As for being told to stop pushing because of a cervical lip or not being dilated enough, it also follows that women’s bodies are defective, and women can’t possibly know what they need to do. This is also common in medical births where birth is monitored with internal examinations.
Curiously enough when it comes to physiological childbirth, not every woman is fully dilated before experiencing the spontaneous bodily urge to bear down. Most of the time this urge quickly becomes a relentless and forceful bearing down in a completely involuntary manner. Regardless of dilation or cervical lips, babies are born like this despite the care provider stating it is not time to push yet!
When birth happens on such physiological and spontaneous terms, it can happen pretty fast because of this intense expelling action. Niles Newton named this action the Fetal Ejection Reflex (a term made popular by Michel Odent) and it is now known widely as the Maternal-Fetal Ejection Reflex to include the mother’s physiology in the process.
Not every women will experience this intense maternal-fetal ejection reflex.There are various reasons for this like vaginal exams, bright lights, or other disruptions to the labouring woman - all of which inhibit the physiological process of birth. Women who are drugged or have disturbed births will usually experience a delay in this, or not experience it at all and need to consciously work at pushing their baby out.
Birth is a force of nature as much as a tropical cyclone is, and to expect a woman to arrest the spontaneous and intense bearing down that her body is doing involuntarily, seems to be an unrealistic expectation. I think women are indeed the experts when it comes to pushing as one midwife suggested. What do you think?

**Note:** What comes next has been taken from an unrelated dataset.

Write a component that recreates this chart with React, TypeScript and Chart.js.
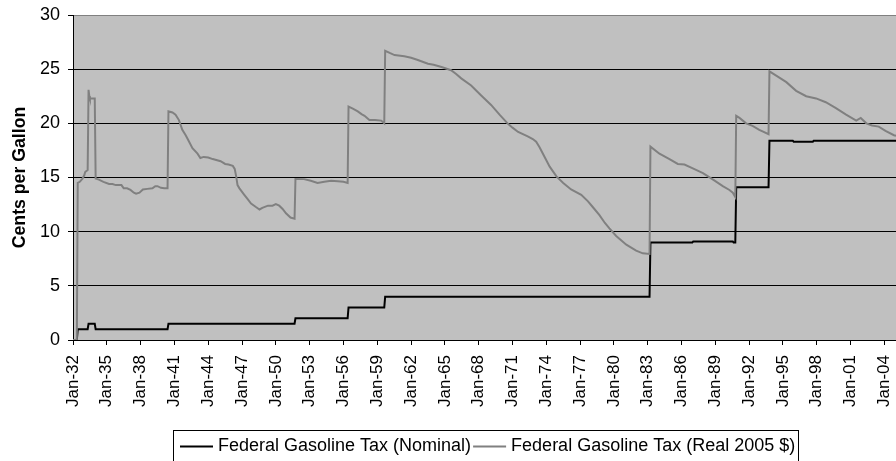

Womb Ecology - information on the physiological process of childbirth
Completely agree that a womans body knows what to do. I was measured at 5cm dilation and quickly after that push my baby out in a few minutes (at home). I remember thinking: I am only 5 cm! The urge was too strong to do anything about it but I always wondered. Did my body dilate that quickly? Or Was there an error in measuring? Its not very natural, is it?

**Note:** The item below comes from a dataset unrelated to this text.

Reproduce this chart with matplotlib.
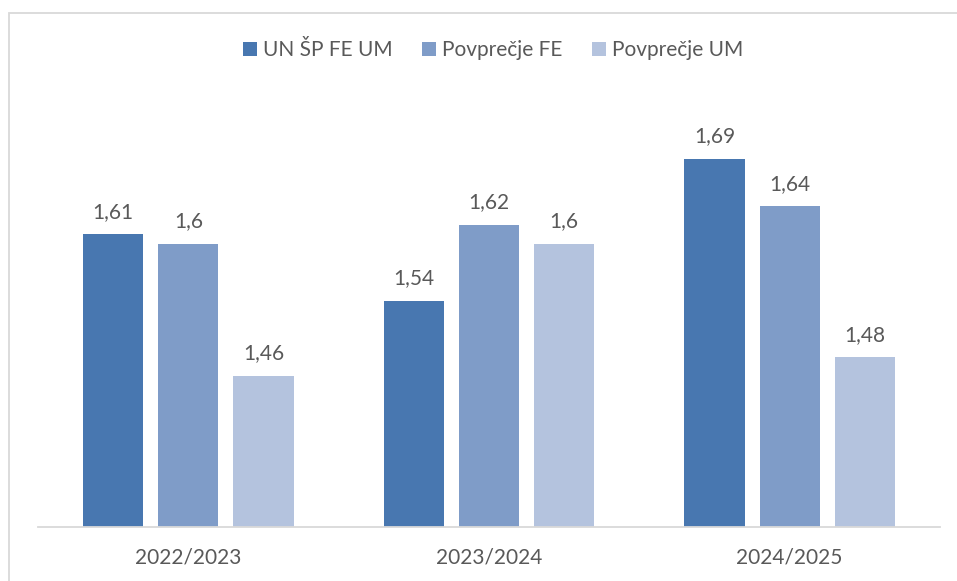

I advise women to listen to their body. Helianthe Mucha Mama www.muchamama.nl
Yeah I think your body probably did dilate that quickly! In "Normal Childbirth: Evidence & Debate" by Soo Downe - there are quite a few accounts of this quick dilation. When the body and baby is lined up, there just is no stopping it hey!
I had thIs with my second child. I started bearing down, about 2hrs into labor. When the nurse checked my cervix she said I was only at 6
But I couldn't stop the urge to bear down. She checked again and said I was at 9 when the contractions hit. This was followed by them telling me not to push because the dr was not there yet. It was impossible to fight? My body would contract and bear down on its own. I could literally feel her moved down my body as I fought the contractions and she came out almost entirely on her own.
I hate this piece simply because it makes me vividly remember the awful hospital birth I had to endure. Everything I wanted to do was ignored, I was forced to do what I expllicitly said I didn't want to do. I was told not to push when my body already was, I wasn't allowed to sit up for it (I was literally pinned down and drugged) I was made to push when I didn't need to and 'harder because the pushes are ineffective'. Agh! Such crap! Thank the Lord I had an awesome homebirth 2nd time with zero help from anyone besides my husbands arm:)
I am sorry you had an experience like that with your first. I am a strong believer in women's right to have autonomy in birth and it is a shame this can't be supported by hospitals as a matter of practice. You didn't mention whether you experienced the fetal ejection reflex at your homebirth - how did that go for you?